- **Provided information**
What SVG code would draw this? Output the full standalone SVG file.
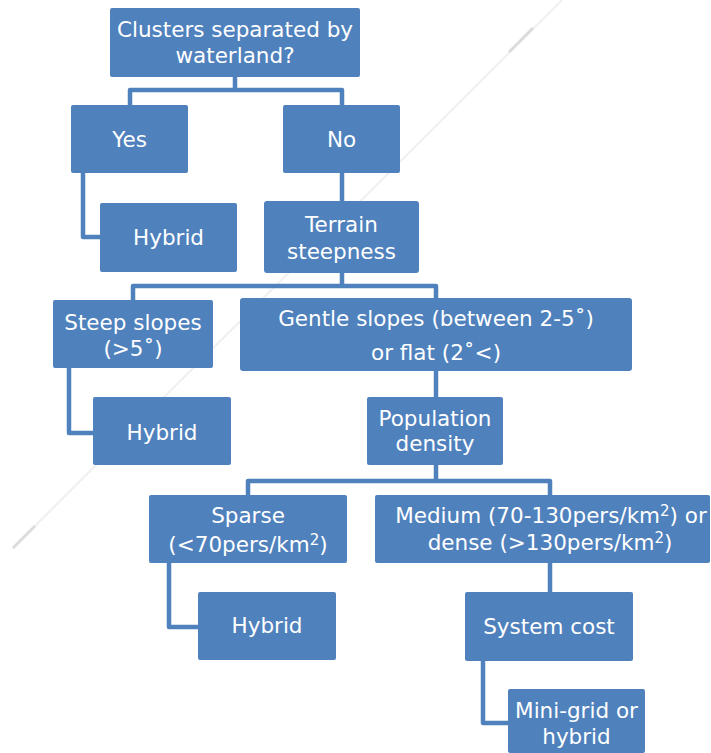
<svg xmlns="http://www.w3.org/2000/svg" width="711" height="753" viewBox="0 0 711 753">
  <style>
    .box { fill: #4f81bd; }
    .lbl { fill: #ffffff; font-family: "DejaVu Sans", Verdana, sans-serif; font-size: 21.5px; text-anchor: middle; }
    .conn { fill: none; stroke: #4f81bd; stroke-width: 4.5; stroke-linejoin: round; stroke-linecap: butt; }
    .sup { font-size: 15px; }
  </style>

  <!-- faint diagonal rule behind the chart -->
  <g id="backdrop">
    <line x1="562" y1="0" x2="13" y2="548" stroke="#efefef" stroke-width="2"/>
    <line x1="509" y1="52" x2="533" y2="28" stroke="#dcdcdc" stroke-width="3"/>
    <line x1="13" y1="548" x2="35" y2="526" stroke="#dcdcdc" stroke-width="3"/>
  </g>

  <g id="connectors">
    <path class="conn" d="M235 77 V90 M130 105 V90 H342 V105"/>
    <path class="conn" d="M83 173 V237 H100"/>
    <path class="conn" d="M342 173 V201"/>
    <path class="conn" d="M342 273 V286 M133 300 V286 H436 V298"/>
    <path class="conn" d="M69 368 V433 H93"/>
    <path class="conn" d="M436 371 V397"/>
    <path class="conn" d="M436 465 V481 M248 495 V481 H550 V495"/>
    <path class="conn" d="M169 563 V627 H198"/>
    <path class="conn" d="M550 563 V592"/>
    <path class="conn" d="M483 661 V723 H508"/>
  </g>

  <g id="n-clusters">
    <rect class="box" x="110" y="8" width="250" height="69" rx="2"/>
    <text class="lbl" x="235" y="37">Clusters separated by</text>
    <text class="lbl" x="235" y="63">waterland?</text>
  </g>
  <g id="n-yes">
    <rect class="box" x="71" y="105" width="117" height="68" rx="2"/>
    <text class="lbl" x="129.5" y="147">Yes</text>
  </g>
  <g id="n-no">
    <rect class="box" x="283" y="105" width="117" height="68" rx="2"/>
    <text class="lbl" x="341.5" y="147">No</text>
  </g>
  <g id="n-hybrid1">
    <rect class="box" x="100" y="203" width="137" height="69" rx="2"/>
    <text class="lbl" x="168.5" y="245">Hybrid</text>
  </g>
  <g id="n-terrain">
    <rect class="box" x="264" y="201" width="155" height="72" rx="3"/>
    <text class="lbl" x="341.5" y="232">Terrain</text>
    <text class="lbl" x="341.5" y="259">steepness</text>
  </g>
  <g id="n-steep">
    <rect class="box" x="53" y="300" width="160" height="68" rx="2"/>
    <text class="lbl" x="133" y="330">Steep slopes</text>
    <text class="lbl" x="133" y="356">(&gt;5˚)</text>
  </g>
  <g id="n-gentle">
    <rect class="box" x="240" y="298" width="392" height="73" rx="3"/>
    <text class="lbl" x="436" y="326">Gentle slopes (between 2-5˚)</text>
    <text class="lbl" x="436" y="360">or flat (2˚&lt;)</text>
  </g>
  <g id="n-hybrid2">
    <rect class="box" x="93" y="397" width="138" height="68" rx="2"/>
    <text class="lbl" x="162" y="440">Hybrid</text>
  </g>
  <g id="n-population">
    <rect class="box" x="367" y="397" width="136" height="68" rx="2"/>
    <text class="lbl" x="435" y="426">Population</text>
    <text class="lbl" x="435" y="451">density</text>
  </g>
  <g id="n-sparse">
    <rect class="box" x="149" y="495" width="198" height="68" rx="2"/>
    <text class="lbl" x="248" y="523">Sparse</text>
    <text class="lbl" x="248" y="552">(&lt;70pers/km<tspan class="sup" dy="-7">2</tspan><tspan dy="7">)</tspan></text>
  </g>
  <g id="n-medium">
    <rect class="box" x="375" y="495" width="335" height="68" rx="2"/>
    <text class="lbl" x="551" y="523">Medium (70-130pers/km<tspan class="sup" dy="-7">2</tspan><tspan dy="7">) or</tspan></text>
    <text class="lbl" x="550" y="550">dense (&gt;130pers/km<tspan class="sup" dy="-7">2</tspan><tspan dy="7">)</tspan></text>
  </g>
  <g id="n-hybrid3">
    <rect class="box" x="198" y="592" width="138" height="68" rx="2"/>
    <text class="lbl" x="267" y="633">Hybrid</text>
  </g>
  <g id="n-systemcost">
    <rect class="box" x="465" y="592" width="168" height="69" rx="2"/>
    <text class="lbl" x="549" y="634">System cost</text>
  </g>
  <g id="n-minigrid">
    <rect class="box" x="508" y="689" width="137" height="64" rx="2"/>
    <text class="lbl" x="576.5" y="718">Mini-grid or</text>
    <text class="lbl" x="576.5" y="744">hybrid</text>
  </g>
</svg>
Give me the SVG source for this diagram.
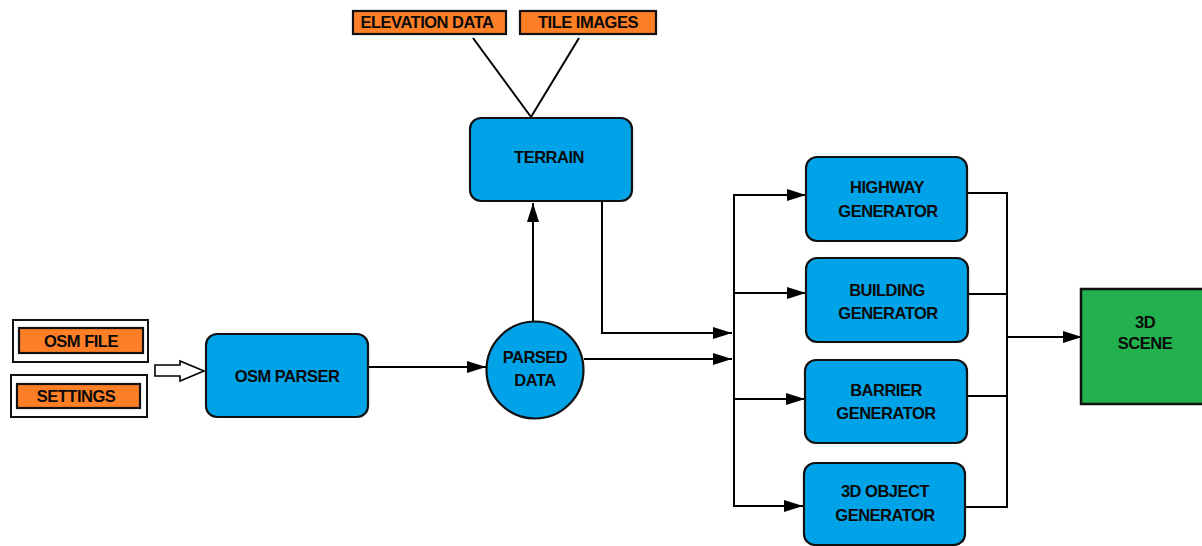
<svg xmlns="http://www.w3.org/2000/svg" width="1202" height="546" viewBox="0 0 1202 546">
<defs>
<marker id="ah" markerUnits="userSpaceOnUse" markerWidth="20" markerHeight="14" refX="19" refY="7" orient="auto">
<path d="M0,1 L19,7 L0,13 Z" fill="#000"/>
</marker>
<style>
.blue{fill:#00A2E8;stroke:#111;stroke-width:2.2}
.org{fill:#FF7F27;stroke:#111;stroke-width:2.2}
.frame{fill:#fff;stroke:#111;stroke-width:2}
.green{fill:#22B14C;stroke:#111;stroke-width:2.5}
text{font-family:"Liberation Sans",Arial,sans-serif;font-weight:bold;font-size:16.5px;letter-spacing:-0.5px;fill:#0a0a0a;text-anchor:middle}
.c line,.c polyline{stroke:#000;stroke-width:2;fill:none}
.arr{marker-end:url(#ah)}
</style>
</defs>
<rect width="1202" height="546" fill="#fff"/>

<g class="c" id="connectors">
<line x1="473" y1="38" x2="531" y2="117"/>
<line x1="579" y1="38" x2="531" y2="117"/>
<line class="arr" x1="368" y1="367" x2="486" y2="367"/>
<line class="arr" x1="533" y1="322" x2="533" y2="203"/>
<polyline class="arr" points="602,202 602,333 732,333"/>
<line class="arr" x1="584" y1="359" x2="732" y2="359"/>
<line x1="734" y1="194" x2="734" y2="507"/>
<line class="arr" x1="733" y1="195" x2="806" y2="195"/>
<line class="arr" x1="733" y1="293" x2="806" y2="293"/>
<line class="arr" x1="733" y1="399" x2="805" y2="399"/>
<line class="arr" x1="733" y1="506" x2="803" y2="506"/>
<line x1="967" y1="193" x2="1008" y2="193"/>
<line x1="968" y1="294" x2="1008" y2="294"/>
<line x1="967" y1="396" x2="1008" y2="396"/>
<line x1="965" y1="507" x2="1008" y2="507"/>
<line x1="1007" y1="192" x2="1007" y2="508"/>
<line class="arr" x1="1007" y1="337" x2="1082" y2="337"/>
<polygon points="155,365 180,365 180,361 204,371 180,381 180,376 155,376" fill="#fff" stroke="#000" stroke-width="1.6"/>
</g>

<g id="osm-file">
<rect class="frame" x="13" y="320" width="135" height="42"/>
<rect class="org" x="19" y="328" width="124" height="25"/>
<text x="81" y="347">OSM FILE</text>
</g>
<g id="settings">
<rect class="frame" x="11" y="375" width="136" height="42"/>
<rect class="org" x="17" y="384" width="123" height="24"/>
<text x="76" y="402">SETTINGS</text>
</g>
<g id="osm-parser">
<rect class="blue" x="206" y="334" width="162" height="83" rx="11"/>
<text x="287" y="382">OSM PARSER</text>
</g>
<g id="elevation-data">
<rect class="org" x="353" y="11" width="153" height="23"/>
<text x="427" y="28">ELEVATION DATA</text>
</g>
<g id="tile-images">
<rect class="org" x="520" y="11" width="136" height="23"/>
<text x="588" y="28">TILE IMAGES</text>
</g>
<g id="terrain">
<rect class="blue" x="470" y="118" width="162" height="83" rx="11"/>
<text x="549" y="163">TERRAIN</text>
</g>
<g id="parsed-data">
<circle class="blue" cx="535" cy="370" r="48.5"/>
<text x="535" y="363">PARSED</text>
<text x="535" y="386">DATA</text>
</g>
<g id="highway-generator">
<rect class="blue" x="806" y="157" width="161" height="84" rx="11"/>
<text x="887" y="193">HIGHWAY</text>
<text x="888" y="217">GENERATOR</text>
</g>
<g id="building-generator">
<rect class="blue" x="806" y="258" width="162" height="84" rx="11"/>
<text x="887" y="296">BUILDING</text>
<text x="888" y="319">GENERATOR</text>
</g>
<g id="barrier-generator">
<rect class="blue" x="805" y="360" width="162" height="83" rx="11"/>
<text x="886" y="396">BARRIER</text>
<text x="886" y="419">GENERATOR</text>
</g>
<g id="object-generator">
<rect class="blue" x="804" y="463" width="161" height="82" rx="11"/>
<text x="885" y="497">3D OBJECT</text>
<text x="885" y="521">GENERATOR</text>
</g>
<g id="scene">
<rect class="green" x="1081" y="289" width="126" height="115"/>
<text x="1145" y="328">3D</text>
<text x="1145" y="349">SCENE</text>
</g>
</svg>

- **Problem description**
Every line in the data that holds "this" should be copied out.

- **Complete output**
What SVG code would draw this? Output the full standalone SVG file.
Give me the SVG source for this diagram.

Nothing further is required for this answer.